• **Problem statement**:
All material below is to be reproduced exactly.

• **Data section**:
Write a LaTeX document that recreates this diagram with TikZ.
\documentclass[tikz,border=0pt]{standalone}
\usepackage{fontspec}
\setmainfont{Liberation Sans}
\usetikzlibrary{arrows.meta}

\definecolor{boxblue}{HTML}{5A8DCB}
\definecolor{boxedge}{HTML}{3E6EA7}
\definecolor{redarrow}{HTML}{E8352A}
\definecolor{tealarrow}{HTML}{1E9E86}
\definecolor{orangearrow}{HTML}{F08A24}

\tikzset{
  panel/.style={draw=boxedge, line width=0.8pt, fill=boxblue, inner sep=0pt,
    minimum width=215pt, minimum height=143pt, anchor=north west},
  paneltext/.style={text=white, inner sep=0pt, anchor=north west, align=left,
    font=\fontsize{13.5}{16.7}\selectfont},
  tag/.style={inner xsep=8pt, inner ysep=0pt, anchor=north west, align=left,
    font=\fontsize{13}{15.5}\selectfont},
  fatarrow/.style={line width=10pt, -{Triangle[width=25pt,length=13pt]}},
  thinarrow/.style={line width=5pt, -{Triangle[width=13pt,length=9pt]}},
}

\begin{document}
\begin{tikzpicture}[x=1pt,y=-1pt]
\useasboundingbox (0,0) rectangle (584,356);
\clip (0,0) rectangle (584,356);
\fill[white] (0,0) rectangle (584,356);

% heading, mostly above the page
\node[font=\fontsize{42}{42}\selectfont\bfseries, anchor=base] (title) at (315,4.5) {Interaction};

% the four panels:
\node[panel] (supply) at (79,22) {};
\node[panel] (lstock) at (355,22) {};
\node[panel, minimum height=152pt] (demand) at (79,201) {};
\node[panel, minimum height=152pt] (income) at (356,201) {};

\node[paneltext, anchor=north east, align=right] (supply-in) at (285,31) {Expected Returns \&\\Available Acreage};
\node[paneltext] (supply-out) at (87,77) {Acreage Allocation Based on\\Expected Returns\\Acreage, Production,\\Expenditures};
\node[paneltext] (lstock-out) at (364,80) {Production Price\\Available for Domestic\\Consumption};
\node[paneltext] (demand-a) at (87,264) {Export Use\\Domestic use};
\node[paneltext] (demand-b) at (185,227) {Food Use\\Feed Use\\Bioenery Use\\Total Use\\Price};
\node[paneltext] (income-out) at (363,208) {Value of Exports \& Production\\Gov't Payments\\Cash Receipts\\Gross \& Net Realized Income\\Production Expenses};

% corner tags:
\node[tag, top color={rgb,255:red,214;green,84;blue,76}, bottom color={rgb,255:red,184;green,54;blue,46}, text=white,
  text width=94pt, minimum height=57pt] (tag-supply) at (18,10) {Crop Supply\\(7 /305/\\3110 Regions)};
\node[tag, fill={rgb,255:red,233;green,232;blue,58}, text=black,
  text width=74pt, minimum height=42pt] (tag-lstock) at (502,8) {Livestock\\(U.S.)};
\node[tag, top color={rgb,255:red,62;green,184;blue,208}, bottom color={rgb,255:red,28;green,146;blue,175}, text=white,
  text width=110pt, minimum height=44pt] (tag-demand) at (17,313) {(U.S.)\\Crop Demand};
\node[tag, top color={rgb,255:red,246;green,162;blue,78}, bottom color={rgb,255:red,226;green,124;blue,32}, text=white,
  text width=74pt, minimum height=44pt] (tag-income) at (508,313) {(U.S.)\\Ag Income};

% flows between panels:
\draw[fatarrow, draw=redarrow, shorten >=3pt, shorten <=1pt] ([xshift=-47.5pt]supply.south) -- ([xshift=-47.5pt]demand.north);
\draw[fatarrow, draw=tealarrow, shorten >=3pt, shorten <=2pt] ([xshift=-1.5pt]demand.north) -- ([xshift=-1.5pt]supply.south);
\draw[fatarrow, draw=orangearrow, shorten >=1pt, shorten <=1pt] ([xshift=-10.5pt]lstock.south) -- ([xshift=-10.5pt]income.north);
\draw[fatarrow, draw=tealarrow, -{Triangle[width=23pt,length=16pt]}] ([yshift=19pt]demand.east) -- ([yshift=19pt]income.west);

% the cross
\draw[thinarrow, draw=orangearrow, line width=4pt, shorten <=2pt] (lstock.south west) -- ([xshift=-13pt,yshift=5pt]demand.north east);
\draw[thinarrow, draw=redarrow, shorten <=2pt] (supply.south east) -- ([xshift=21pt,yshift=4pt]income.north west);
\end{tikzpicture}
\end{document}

• **Exercise response**:
Write a LaTeX document that recreates this diagram with TikZ.
\documentclass[tikz,border=0pt]{standalone}
\usepackage{fontspec}
\setmainfont{Liberation Sans}
\usetikzlibrary{arrows.meta}

\definecolor{boxblue}{HTML}{5A8DCB}
\definecolor{boxedge}{HTML}{3E6EA7}
\definecolor{redarrow}{HTML}{E8352A}
\definecolor{tealarrow}{HTML}{1E9E86}
\definecolor{orangearrow}{HTML}{F08A24}

\tikzset{
  panel/.style={draw=boxedge, line width=0.8pt, fill=boxblue, inner sep=0pt,
    minimum width=215pt, minimum height=143pt, anchor=north west},
  paneltext/.style={text=white, inner sep=0pt, anchor=north west, align=left,
    font=\fontsize{13.5}{16.7}\selectfont},
  tag/.style={inner xsep=8pt, inner ysep=0pt, anchor=north west, align=left,
    font=\fontsize{13}{15.5}\selectfont},
  fatarrow/.style={line width=10pt, -{Triangle[width=25pt,length=13pt]}},
  thinarrow/.style={line width=5pt, -{Triangle[width=13pt,length=9pt]}},
}

\begin{document}
\begin{tikzpicture}[x=1pt,y=-1pt]
\useasboundingbox (0,0) rectangle (584,356);
\clip (0,0) rectangle (584,356);
\fill[white] (0,0) rectangle (584,356);

% heading, mostly above the page
\node[font=\fontsize{42}{42}\selectfont\bfseries, anchor=base] (title) at (315,4.5) {Interaction};

% the four panels:
\node[panel] (supply) at (79,22) {};
\node[panel] (lstock) at (355,22) {};
\node[panel, minimum height=152pt] (demand) at (79,201) {};
\node[panel, minimum height=152pt] (income) at (356,201) {};

\node[paneltext, anchor=north east, align=right] (supply-in) at (285,31) {Expected Returns \&\\Available Acreage};
\node[paneltext] (supply-out) at (87,77) {Acreage Allocation Based on\\Expected Returns\\Acreage, Production,\\Expenditures};
\node[paneltext] (lstock-out) at (364,80) {Production Price\\Available for Domestic\\Consumption};
\node[paneltext] (demand-a) at (87,264) {Export Use\\Domestic use};
\node[paneltext] (demand-b) at (185,227) {Food Use\\Feed Use\\Bioenery Use\\Total Use\\Price};
\node[paneltext] (income-out) at (363,208) {Value of Exports \& Production\\Gov't Payments\\Cash Receipts\\Gross \& Net Realized Income\\Production Expenses};

% corner tags:
\node[tag, top color={rgb,255:red,214;green,84;blue,76}, bottom color={rgb,255:red,184;green,54;blue,46}, text=white,
  text width=94pt, minimum height=57pt] (tag-supply) at (18,10) {Crop Supply\\(7 /305/\\3110 Regions)};
\node[tag, fill={rgb,255:red,233;green,232;blue,58}, text=black,
  text width=74pt, minimum height=42pt] (tag-lstock) at (502,8) {Livestock\\(U.S.)};
\node[tag, top color={rgb,255:red,62;green,184;blue,208}, bottom color={rgb,255:red,28;green,146;blue,175}, text=white,
  text width=110pt, minimum height=44pt] (tag-demand) at (17,313) {(U.S.)\\Crop Demand};
\node[tag, top color={rgb,255:red,246;green,162;blue,78}, bottom color={rgb,255:red,226;green,124;blue,32}, text=white,
  text width=74pt, minimum height=44pt] (tag-income) at (508,313) {(U.S.)\\Ag Income};

% flows between panels:
\draw[fatarrow, draw=redarrow, shorten >=3pt, shorten <=1pt] ([xshift=-47.5pt]supply.south) -- ([xshift=-47.5pt]demand.north);
\draw[fatarrow, draw=tealarrow, shorten >=3pt, shorten <=2pt] ([xshift=-1.5pt]demand.north) -- ([xshift=-1.5pt]supply.south);
\draw[fatarrow, draw=orangearrow, shorten >=1pt, shorten <=1pt] ([xshift=-10.5pt]lstock.south) -- ([xshift=-10.5pt]income.north);
\draw[fatarrow, draw=tealarrow, -{Triangle[width=23pt,length=16pt]}] ([yshift=19pt]demand.east) -- ([yshift=19pt]income.west);

% the cross
\draw[thinarrow, draw=orangearrow, line width=4pt, shorten <=2pt] (lstock.south west) -- ([xshift=-13pt,yshift=5pt]demand.north east);
\draw[thinarrow, draw=redarrow, shorten <=2pt] (supply.south east) -- ([xshift=21pt,yshift=4pt]income.north west);
\end{tikzpicture}
\end{document}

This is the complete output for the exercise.